アゴラが指摘しているのは事前審査制である。自民党の政策調査会の調整で事前に予算が事実上決まってしまうという制度である。
本来予算は政府が責任を持つものである。ところがこの時の予算は自民党の言うことを聞いてしまい公明党の言うことを聞かなかったために迷走した。それ以前は内閣に入った人たちで決めていた。これが「官邸主導」だ。官邸主導で大きな役割を果たしたのは水面下で公明党と調整をする人たちだった。実は「安倍氏の次」に向けてパワーバランスが微妙に変化する中でこの官邸主導が崩れていた。とはいえ政府の中もまとまっておらず「官邸主導の次」がない状態になっていたのである。
このアゴラの記事の中で産経新聞の記事が引用されている。公明党が強力に反対したようだ。また公明党の意見が聞き入れられず自民党の政策調査会で決まってしまったことにも不満があったようだ。ここで二階幹事長が公明党側についたことで大きな流れができた。双方の動きを見つつ、土壇場で流れを変えて存在感を見せつけるというのが二階流だ。
ところが今度は自民党側からも「私たちも10万円給付を言ってきたのに公明党に手柄を持ってゆかれた」と不満を訴える声が出てきた。それに応える形で岸田総理が「実は私も」と言い出し世論から大反発される。
16日に政府が10万円給付を決めたことで「自民党も当初から訴えてきた」とツイートした。限定付き30万円給付を決めたのは岸田政調会長だったため疑問視する声が出た。岸田政調会長が安倍総理に直訴し「一定水中まで所得が減少した世帯に30万円支給すべきだ」と進言し方針が決まった。
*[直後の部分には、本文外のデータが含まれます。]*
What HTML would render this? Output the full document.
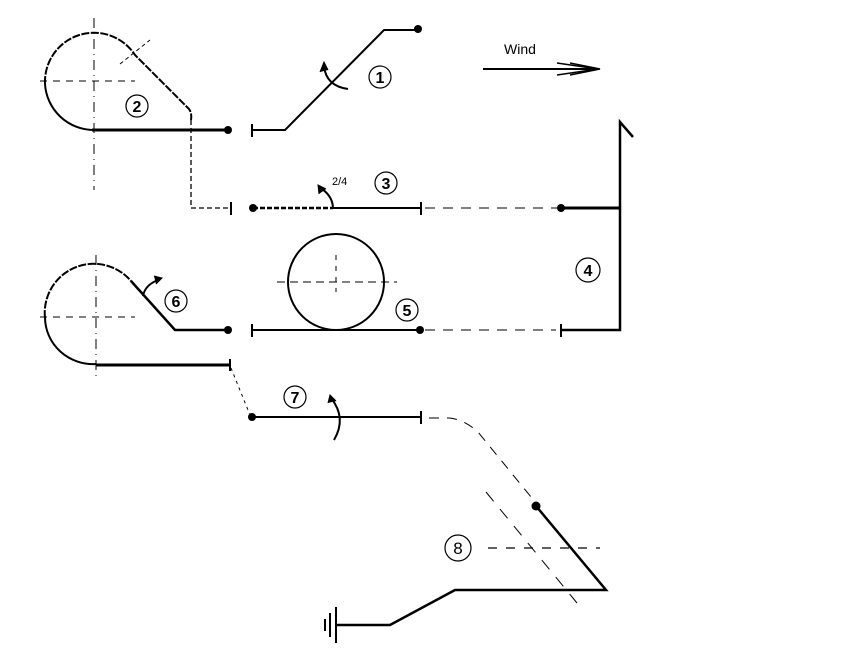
<!DOCTYPE html>
<html><head><meta charset="utf-8"><style>
html,body{margin:0;padding:0;background:#fff;}
svg{display:block;}
text{font-family:"Liberation Sans",Arial,sans-serif;fill:#000;stroke:none;}
.b{font-weight:bold;}
.n{font-weight:normal;}
</style></head><body>
<svg width="855" height="654" viewBox="0 0 855 654" xmlns="http://www.w3.org/2000/svg" fill="none" stroke="#000">
<!-- Loop 2 -->
<line x1="40" y1="81" x2="135" y2="81" stroke-width="1" stroke-dasharray="7,6"/>
<line x1="94" y1="18" x2="94" y2="190" stroke-width="1" stroke-dasharray="10,5,1,5"/>
<line x1="120" y1="64" x2="150" y2="40" stroke-width="1" stroke-dasharray="4,3"/>
<path d="M45,84 A49,49 0 0 1 135,55 L189,109 Q192,113 191,120" stroke-width="2" stroke-dasharray="8,1.5"/>
<path d="M45,84 A49,49 0 0 0 94,130" stroke-width="2"/>
<line x1="92" y1="130" x2="228" y2="130" stroke-width="3"/>
<circle cx="228" cy="130" r="4" fill="#000" stroke="none"/>
<path d="M191,120 L191,208 L230,208" stroke-width="1.3" stroke-dasharray="5,3"/>
<line x1="231" y1="202" x2="231" y2="215" stroke-width="2"/>
<circle cx="137" cy="106" r="11" stroke-width="1.2"/><text class="b" x="137" y="112" font-size="16" text-anchor="middle">2</text>
<!-- Element 1 -->
<line x1="252" y1="124" x2="252" y2="137" stroke-width="2"/>
<polyline points="252,130 285,130 384,30 418,30" stroke-width="2"/>
<circle cx="418" cy="29" r="4" fill="#000" stroke="none"/>
<path d="M348,89 Q326,86 324,66" stroke-width="2"/>
<path d="M320,72 L324,62 L328,70" fill="#000" stroke-width="1"/>
<circle cx="380" cy="77" r="11" stroke-width="1.2"/><text class="b" x="380" y="83" font-size="16" text-anchor="middle">1</text>
<!-- Wind -->
<text class="n" x="504" y="54" font-size="14">Wind</text>
<line x1="483" y1="69" x2="598" y2="69" stroke-width="2"/>
<polyline points="557,63 598,69 557,75" stroke-width="1.5"/>
<polyline points="570,63 600,69 570,75" stroke-width="1.5"/>
<!-- Row 3 -->
<circle cx="253" cy="208" r="4" fill="#000" stroke="none"/>
<line x1="253" y1="208" x2="333" y2="208" stroke-width="2.5" stroke-dasharray="5,2"/>
<line x1="333" y1="208" x2="420" y2="208" stroke-width="2"/>
<line x1="421" y1="202" x2="421" y2="215" stroke-width="2"/>
<path d="M333,207 Q332,196 322,189" stroke-width="2"/>
<path d="M319,194 L318,185 L326,189" fill="#000" stroke-width="1"/>
<text class="n" x="332" y="185" font-size="11">2/4</text>
<circle cx="386" cy="183" r="11" stroke-width="1.2"/><text class="b" x="386" y="189" font-size="16" text-anchor="middle">3</text>
<line x1="425" y1="208" x2="558" y2="208" stroke-width="1" stroke-dasharray="10,8"/>
<circle cx="561" cy="208" r="4" fill="#000" stroke="none"/>
<line x1="561" y1="208" x2="620" y2="208" stroke-width="3"/>
<!-- 4 -->
<polyline points="633,137 620,122 620,330 562,330" stroke-width="2.5"/>
<line x1="561" y1="324" x2="561" y2="337" stroke-width="2"/>
<circle cx="588" cy="270" r="12" stroke-width="1.2"/><text class="b" x="588" y="276" font-size="16" text-anchor="middle">4</text>
<!-- 5 -->
<circle cx="336" cy="282" r="48" stroke-width="2"/>
<line x1="277" y1="282" x2="397" y2="282" stroke-width="1" stroke-dasharray="8,5"/>
<line x1="336" y1="255" x2="336" y2="292" stroke-width="1" stroke-dasharray="5,6"/>
<line x1="252" y1="324" x2="252" y2="337" stroke-width="2"/>
<line x1="252" y1="330" x2="420" y2="330" stroke-width="2"/>
<circle cx="420" cy="330" r="4" fill="#000" stroke="none"/>
<line x1="425" y1="330" x2="556" y2="330" stroke-width="1" stroke-dasharray="10,8"/>
<circle cx="407" cy="310" r="11" stroke-width="1.2"/><text class="b" x="407" y="316" font-size="16" text-anchor="middle">5</text>
<!-- Loop 6 -->
<line x1="40" y1="317" x2="135" y2="317" stroke-width="1" stroke-dasharray="7,6"/>
<line x1="96" y1="255" x2="96" y2="376" stroke-width="1" stroke-dasharray="10,5,1,5"/>
<path d="M45,318 A49,49 0 0 1 131,281" stroke-width="2" stroke-dasharray="8,1.5"/>
<path d="M45,318 A48,47 0 0 0 96,364" stroke-width="2"/>
<polyline points="131,281 175,330 228,330" stroke-width="2.5"/>
<circle cx="228" cy="330" r="4" fill="#000" stroke="none"/>
<path d="M143,296 Q145,285 158,280" stroke-width="2"/>
<path d="M154,276 L162,278 L156,284" fill="#000" stroke-width="1"/>
<circle cx="176" cy="301" r="11" stroke-width="1.2"/><text class="b" x="176" y="307" font-size="16" text-anchor="middle">6</text>
<line x1="96" y1="365" x2="230" y2="365" stroke-width="3"/>
<line x1="230" y1="359" x2="230" y2="371" stroke-width="2"/>
<line x1="231" y1="368" x2="250" y2="415" stroke-width="1" stroke-dasharray="3,4"/>
<!-- 7 -->
<circle cx="252" cy="417" r="4" fill="#000" stroke="none"/>
<line x1="252" y1="417" x2="420" y2="417" stroke-width="2"/>
<line x1="421" y1="411" x2="421" y2="424" stroke-width="2"/>
<path d="M331,398 Q347,418 334,440" stroke-width="2"/>
<path d="M328,403 L330,395 L336,401" fill="#000" stroke-width="1"/>
<circle cx="295" cy="397" r="11" stroke-width="1.2"/><text class="b" x="295" y="403" font-size="16" text-anchor="middle">7</text>
<!-- 8 -->
<path d="M429,418 L450,418 Q465,420 478,432 L540,508" stroke-width="1" stroke-dasharray="10,8"/>
<line x1="486" y1="492" x2="577" y2="603" stroke-width="1" stroke-dasharray="12,10"/>
<line x1="488" y1="548" x2="600" y2="548" stroke-width="1.3" stroke-dasharray="9,9"/>
<circle cx="536" cy="506" r="4.5" fill="#000" stroke="none"/>
<polyline points="536,506 606,590 455,590 390,625 336,625" stroke-width="2.5"/>
<circle cx="458" cy="548" r="13" stroke-width="1.2"/><text class="n" x="458" y="554" font-size="17" text-anchor="middle">8</text>
<line x1="336" y1="607" x2="336" y2="643" stroke-width="2"/>
<line x1="330" y1="613" x2="330" y2="637" stroke-width="2"/>
<line x1="325" y1="619" x2="325" y2="631" stroke-width="2"/>
</svg>
</body></html>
この件で一旦は岸田総理という可能性はなくなった。しかしながら表で政策調整する人と裏で与党内調整をする人が分離してしまったことで「官邸主導後」の体制が作られる見込みは無くなった。
類似点と相違点
現在、これまで封印されていたさまざまな問題が一気に噴出している。マスタープランなきまま問いのない答えを全員で探しているうちに一体何を議論しているのかがよくわからなくなる。一旦複雑化した後で議論は最も単純な構造を見つける。前回は「限定付き30万円かみんなに10万円か」という議論で、今回は「増税か国債か」という議論になっている。この問いには答えがなく、仮に解決したとしても問題全体の解決には寄与しない。
安倍政権下の自民党には裏で調整をする人たちがいたのだがおそらく「自分の裁定」が一番高く売れる時期を見定油としているのだろう。一方で岸田総理は麻生氏に代表されるような評論家的な人たちのいうことを聞きすぎており右往左往している。問いの立て方が下手だという問題の他に「誰が何を決めるのか」というガバナンスの問題もある。これも解決していない。
岸田政調会長時代と現在のもっとも大きな違いはこの混乱が自民党内で行われているか政府で行われているかというものである。政調会長は自民党の中だけの問題だったが、現在は岸田総理・総裁になったことで党と政府の中に混乱が広がる。